- **Work instructions**: Include the line containing "minimum height=32pt] (zuweisung)" and all lines before it, repeated exactly from the listing below, without pictures.

○ ○ ○ ○ ○ ○ ○

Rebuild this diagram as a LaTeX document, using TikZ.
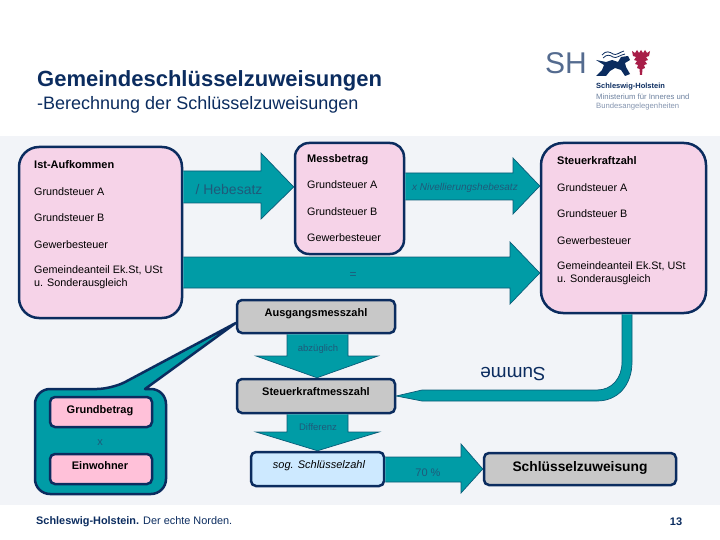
\documentclass[tikz,border=0pt]{standalone}
\usepackage{fontspec}
\setmainfont{Liberation Sans}
\usepackage{tikz}
\definecolor{navy}{HTML}{0B2C5F}
\definecolor{teal}{HTML}{009CA6}
\definecolor{tealdark}{HTML}{0A5C78}
\definecolor{inktext}{HTML}{1F5A7A}
\definecolor{pinkbox}{HTML}{F6D3E8}
\definecolor{rosebox}{HTML}{FFC1D9}
\definecolor{greybox}{HTML}{C8C8C8}
\definecolor{skybox}{HTML}{CDE9FF}
\definecolor{panel}{HTML}{F2F4F8}
\definecolor{nettle}{HTML}{A81E48}
\begin{document}
\begin{tikzpicture}[x=1pt,y=-1pt,
  box/.style={draw=navy, line width=2.5pt, minimum width=#1, inner sep=0pt},
  pinkrnd/.style={box=#1, fill=pinkbox},
  greyrnd/.style={box=#1, fill=greybox, rounded corners=5pt},
  rosernd/.style={box=102pt, fill=rosebox, rounded corners=5pt, minimum height=30pt},
  blockarrow/.style={draw=tealdark, fill=teal, line width=0.7pt, line join=miter},
  entry/.style={anchor=west, font=\fontsize{10.8}{13}\selectfont, align=left, inner sep=0pt},
  headline/.style={font=\fontsize{11}{13}\selectfont\bfseries, inner sep=0pt},
  arrowtext/.style={text=inktext, inner sep=0pt},
]
\useasboundingbox (0,0) rectangle (720,540);
\fill[panel] (0,136) rectangle (720,505);

\node[anchor=west, inner sep=0pt, font=\fontsize{22}{26}\selectfont\bfseries, text=navy] (title) at (37,81) {Gemeindeschlüsselzuweisungen};
\node[anchor=west, inner sep=0pt, font=\fontsize{18}{20}\selectfont, text=navy] (subtitle) at (37,105) {-Berechnung der Schlüsselzuweisungen};

\node[pinkrnd=163pt, minimum height=171pt, rounded corners=20pt] (ist) at (100.5,232.5) {};
\node[pinkrnd=109pt, minimum height=111pt, rounded corners=14pt] (mess) at (349.5,198.5) {};
\node[pinkrnd=165pt, minimum height=170pt, rounded corners=22pt] (kraft) at (623.5,228) {};
\node[greyrnd=158pt, minimum height=33pt] (ausgang) at (316,316.5) {};
\node[greyrnd=158pt, minimum height=34pt] (messzahl) at (316,396) {};
\node[box=133pt, fill=skybox, rounded corners=5pt, minimum height=34pt] (schluessel) at (317.5,469) {};
\node[greyrnd=192pt, minimum height=32pt] (zuweisung) at (580,469) {};

\draw[blockarrow] (ist.east |- 0,171) -- (261,171) -- (261,153) -- (mess.west |- 0,187) -- (261,219) -- (261,203) -- (ist.east |- 0,203);
\draw[blockarrow] (mess.east |- 0,173) -- (513,173) -- (513,158) -- (kraft.west |- 0,186) -- (513,214) -- (513,200) -- (mess.east |- 0,200);
\draw[blockarrow] (ist.east |- 0,257) -- (510,257) -- (510,242) -- (kraft.west |- 0,273) -- (510,304) -- (510,288) -- (ist.east |- 0,288);
\draw[blockarrow] (287,0 |- ausgang.south) -- (287,356) -- (256,356) -- (messzahl.north -| 317,0) -- (378,356) -- (348,356) -- (348,0 |- ausgang.south);
\draw[blockarrow] (287,0 |- messzahl.south) -- (287,432) -- (256,432) -- (schluessel.north) -- (379,432) -- (348,432) -- (348,0 |- messzahl.south);
\draw[blockarrow] (schluessel.east |- 0,457) -- (461,457) -- (461,444) -- (zuweisung.west) -- (461,493) -- (461,482) -- (schluessel.east |- 0,482);
\draw[blockarrow] (622,0 |- kraft.south) -- (622,362) .. controls (622,378) and (612,390) .. (597,390) -- (422,390) -- (messzahl.east) -- (422,401) -- (597,401) .. controls (618,401) and (632,385) .. (632,362) -- (632,0 |- kraft.south);

\draw[draw=navy, fill=teal, line width=2.5pt, line join=round] (112,389) [sharp corners] -- (ausgang.west |- 0,323) -- (145,389) [rounded corners=15pt] -- (166,389) -- (166,494) -- (35,494) -- (35,389) -- cycle;
\node[rosernd] (grundbetrag) at (101,412) {};
\node[rosernd] (einwohner) at (101,469) {};

\node[headline, anchor=west] (istkopf) at (34,165) {Ist-Aufkommen};
\node[entry] (ista) at (34,192) {Grundsteuer A};
\node[entry] (istb) at (34,218) {Grundsteuer B};
\node[entry] (istg) at (34,245) {Gewerbesteuer};
\node[entry] (istu) at (34,277.5) {Gemeindeanteil Ek.St, USt\\u. Sonderausgleich};

\node[headline, anchor=west] (messkopf) at (307,160) {Messbetrag};
\node[entry] (messa) at (307,185) {Grundsteuer A};
\node[entry] (messb) at (307,212) {Grundsteuer B};
\node[entry] (messg) at (307,238) {Gewerbesteuer};

\node[headline, anchor=west] (kraftkopf) at (557,161) {Steuerkraftzahl};
\node[entry] (krafta) at (557,188) {Grundsteuer A};
\node[entry] (kraftb) at (557,214) {Grundsteuer B};
\node[entry] (kraftg) at (557,241) {Gewerbesteuer};
\node[entry] (kraftu) at (557,273.5) {Gemeindeanteil Ek.St, USt\\u. Sonderausgleich};

\node[headline] (ausgangtext) at (316,314) {Ausgangsmesszahl};
\node[headline] (messzahltext) at (316,392) {Steuerkraftmesszahl};
\node[headline] (grundtext) at (100,411) {Grundbetrag};
\node[headline] (einwohnertext) at (100,466) {Einwohner};
\node[inner sep=0pt, font=\fontsize{11}{13}\selectfont\itshape] (schluesseltext) at (319,466) {sog. Schlüsselzahl};
\node[inner sep=0pt, font=\fontsize{13.8}{15}\selectfont\bfseries] (zuweisungtext) at (580,468) {Schlüsselzuweisung};

\node[arrowtext, font=\fontsize{14}{16}\selectfont] (hebesatz) at (229,189) {/ Hebesatz};
\node[arrowtext, font=\fontsize{10}{11}\selectfont\itshape] (niv) at (465,188) {x Nivellierungshebesatz};
\node[arrowtext, font=\fontsize{12}{14}\selectfont] (gleich) at (353,276) {=};
\node[arrowtext, font=\fontsize{9.5}{11}\selectfont] (abz) at (318,349) {abzüglich};
\node[arrowtext, font=\fontsize{9.5}{11}\selectfont] (diff) at (318,427) {Differenz};
\node[arrowtext, font=\fontsize{11}{13}\selectfont] (mal) at (100,443) {x};
\node[arrowtext, font=\fontsize{11}{13}\selectfont] (siebzig) at (428,473) {70 \%};
\node[inner sep=0pt, text=navy, rotate=180, font=\fontsize{19}{21}\selectfont] (summe) at (513,374) {Summe};

\node[anchor=west, inner sep=0pt, text=navy, font=\fontsize{10.9}{13}\selectfont] (fuss) at (36,522) {\textbf{Schleswig-Holstein.} Der echte Norden.};
\node[inner sep=0pt, text=navy, font=\fontsize{11}{13}\selectfont\bfseries] (seite) at (676,522) {13};

\node[inner sep=0pt, text=navy!70, font=\fontsize{30}{32}\selectfont] (sh) at (566,63) {SH};
\draw[navy, line width=0.8pt] (602,55) .. controls (606,50) and (610,52) .. (613,54) .. controls (616,56) and (620,52) .. (624,51);
\draw[navy, line width=0.8pt] (603,58) .. controls (607,54) and (610,55) .. (613,57) .. controls (616,59) and (620,55) .. (625,54);
\fill[navy] (596,60) -- (606,62) -- (612,60) -- (618,62) -- (621,57) -- (628,56) -- (630,60) -- (625,63) -- (626,67) -- (630,74) -- (625,76) -- (621,70) -- (615,68) -- (610,71) -- (606,76) -- (596,76) -- (602,70) -- (604,65) -- cycle;
\fill[nettle] (632,51) -- (635,53) -- (637,50) -- (639,53) -- (641,50) -- (643,53) -- (645,50) -- (647,53) -- (650,51) -- (649,56) -- (646,57) -- (648,60) -- (645,61) -- (647,64) -- (644,65) -- (645,68) -- (642.5,69) -- (642,75) -- (640,75) -- (639.5,69) -- (637,68) -- (638,65) -- (635,64) -- (637,61) -- (634,60) -- (636,57) -- (633,56) -- cycle;
\node[anchor=west, inner sep=0pt, text=navy, font=\fontsize{7.5}{9}\selectfont\bfseries] (logoa) at (596,87) {Schleswig-Holstein};
\node[anchor=west, inner sep=0pt, text=navy!60, font=\fontsize{7.7}{9}\selectfont] (logob) at (596,97) {Ministerium für Inneres und};
\node[anchor=west, inner sep=0pt, text=navy!50, font=\fontsize{7.7}{9}\selectfont] (logoc) at (596,107) {Bundesangelegenheiten};
\end{tikzpicture}
\end{document}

○ ○ ○ ○ ○ ○ ○

- **Response**:
Rebuild this diagram as a LaTeX document, using TikZ.
\documentclass[tikz,border=0pt]{standalone}
\usepackage{fontspec}
\setmainfont{Liberation Sans}
\usepackage{tikz}
\definecolor{navy}{HTML}{0B2C5F}
\definecolor{teal}{HTML}{009CA6}
\definecolor{tealdark}{HTML}{0A5C78}
\definecolor{inktext}{HTML}{1F5A7A}
\definecolor{pinkbox}{HTML}{F6D3E8}
\definecolor{rosebox}{HTML}{FFC1D9}
\definecolor{greybox}{HTML}{C8C8C8}
\definecolor{skybox}{HTML}{CDE9FF}
\definecolor{panel}{HTML}{F2F4F8}
\definecolor{nettle}{HTML}{A81E48}
\begin{document}
\begin{tikzpicture}[x=1pt,y=-1pt,
  box/.style={draw=navy, line width=2.5pt, minimum width=#1, inner sep=0pt},
  pinkrnd/.style={box=#1, fill=pinkbox},
  greyrnd/.style={box=#1, fill=greybox, rounded corners=5pt},
  rosernd/.style={box=102pt, fill=rosebox, rounded corners=5pt, minimum height=30pt},
  blockarrow/.style={draw=tealdark, fill=teal, line width=0.7pt, line join=miter},
  entry/.style={anchor=west, font=\fontsize{10.8}{13}\selectfont, align=left, inner sep=0pt},
  headline/.style={font=\fontsize{11}{13}\selectfont\bfseries, inner sep=0pt},
  arrowtext/.style={text=inktext, inner sep=0pt},
]
\useasboundingbox (0,0) rectangle (720,540);
\fill[panel] (0,136) rectangle (720,505);

\node[anchor=west, inner sep=0pt, font=\fontsize{22}{26}\selectfont\bfseries, text=navy] (title) at (37,81) {Gemeindeschlüsselzuweisungen};
\node[anchor=west, inner sep=0pt, font=\fontsize{18}{20}\selectfont, text=navy] (subtitle) at (37,105) {-Berechnung der Schlüsselzuweisungen};

\node[pinkrnd=163pt, minimum height=171pt, rounded corners=20pt] (ist) at (100.5,232.5) {};
\node[pinkrnd=109pt, minimum height=111pt, rounded corners=14pt] (mess) at (349.5,198.5) {};
\node[pinkrnd=165pt, minimum height=170pt, rounded corners=22pt] (kraft) at (623.5,228) {};
\node[greyrnd=158pt, minimum height=33pt] (ausgang) at (316,316.5) {};
\node[greyrnd=158pt, minimum height=34pt] (messzahl) at (316,396) {};
\node[box=133pt, fill=skybox, rounded corners=5pt, minimum height=34pt] (schluessel) at (317.5,469) {};
\node[greyrnd=192pt, minimum height=32pt] (zuweisung) at (580,469) {};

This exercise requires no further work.